Week 5 — Attention and Seq2Seq Machine Translation

Overview

This week introduces the single most important idea in modern NLP: attention. The setting is sequence-to-sequence machine translation — map a source sentence to a target sentence — where the limitation of RNNs becomes acute: an encoder must compress the entire source into one fixed vector, and a long sentence overflows it. Attention removes that bottleneck by letting the decoder look back at all encoder states and form a weighted combination relevant to the current output word. You will build an encoder-decoder translator, add attention, and watch translation quality on long sentences jump.

This is the conceptual hinge of the course. The attention mechanism you build here, generalized and stacked, is the transformer of Week 6. Course 5’s linear algebra (dot products, softmax-weighted combinations) is the math; the new idea is using it to create dynamic, content-based connections between positions.

Readings

J&M Ch. 12: machine translation, the encoder-decoder architecture, and attention. Extract: the seq2seq bottleneck and how attention scores/weights are computed.
CS224N: seq2seq and attention lectures. Extract: additive (Bahdanau) vs multiplicative (Luong) attention and the alignment interpretation.
6.S191: sequence-modeling material. Extract: the bridge from recurrence to attention.

Key Concepts

The seq2seq bottleneck

An encoder RNN/LSTM (Week 3) reads the source into a final hidden state; a decoder RNN generates the target conditioned on it. The problem: one fixed-size vector must hold the whole source, so quality degrades sharply with length — the same fixed-state bottleneck Week 3 identified, now visibly limiting translation.

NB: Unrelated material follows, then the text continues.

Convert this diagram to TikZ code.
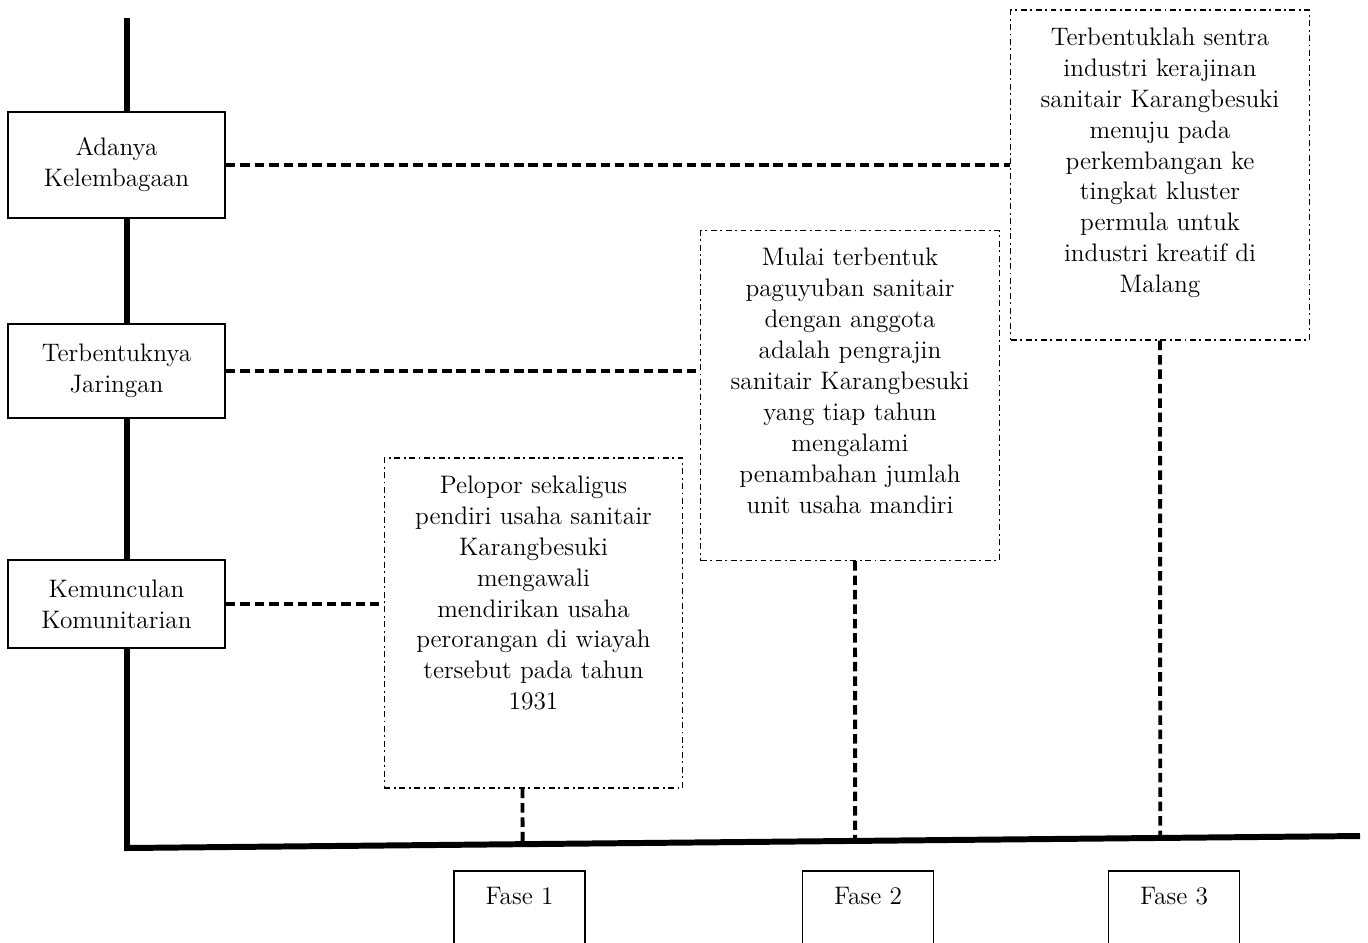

Attention as content-based lookup

Attention lets the decoder, at each step, compute a relevance score between its current state (a query) and every encoder state (the keys), softmax them into weights, and take the weighted sum of encoder states (the values) as a context vector. The decoder thus reads the most relevant source words for the word it is currently producing:

\[ \alpha_{ij} = \text{softmax}_j(\text{score}(q_i, k_j)), \qquad c_i = \sum_j \alpha_{ij} v_j. \]

The score can be a dot product (multiplicative) or a small MLP (additive). The weights \(\alpha\) are interpretable as soft alignment between source and target words.

Query, key, value — the abstraction that becomes the transformer

Framing attention as (query, key, value) is deliberate: it generalizes beyond translation. Self-attention uses the same sequence as queries, keys, and values, letting every token attend to every other token — that is the transformer block (Week 6). Recognizing seq2seq attention and self-attention as the same operation is the key insight of this week.

Decoding

Generation is sequential: greedy decoding takes the argmax each step; beam search keeps the top-\(k\) partial hypotheses for better global sequences. Evaluation uses BLEU (n-gram overlap with references) and its known limitations.

Theory Exercises

Explain the fixed-vector bottleneck quantitatively and how attention removes it.
Derive the attention weights and context vector; contrast additive and multiplicative scoring and their cost.
Cast attention in query/key/value terms and show how self-attention is the special case keys=values=queries-source.
Compare greedy vs beam search; explain when beam helps and the length-bias problem.
Define BLEU and discuss why it correlates imperfectly with translation quality.

Implementation

Build an encoder-decoder translator in seq2seq_attention/ (LSTM encoder/decoder from Week 3) on a small MT dataset. First without attention, then add (multiplicative) attention with the query/key/value formulation. Implement greedy and beam decoding. Visualize the attention alignment matrix.

Experiments

BLEU with vs without attention, bucketed by source-sentence length — show attention’s gain concentrates on long sentences. Beam-width sweep on BLEU. Inspect alignment heatmaps for sensible source-target correspondence.

Expected baselines: attention improves BLEU, especially on long sentences where the no-attention model collapses; beam search adds a smaller gain over greedy; alignment heatmaps show interpretable, roughly monotonic correspondences. These results motivate dropping recurrence entirely next week.

Connections

Attention is the core of the transformer (Week 6) — the QKV abstraction built here is reused verbatim, just applied as self-attention and stacked. The encoder-decoder structure underlies later generation and RAG (Week 9). Course 5’s linear algebra and softmax are the math; this week supplies the idea that reorganizes the entire field.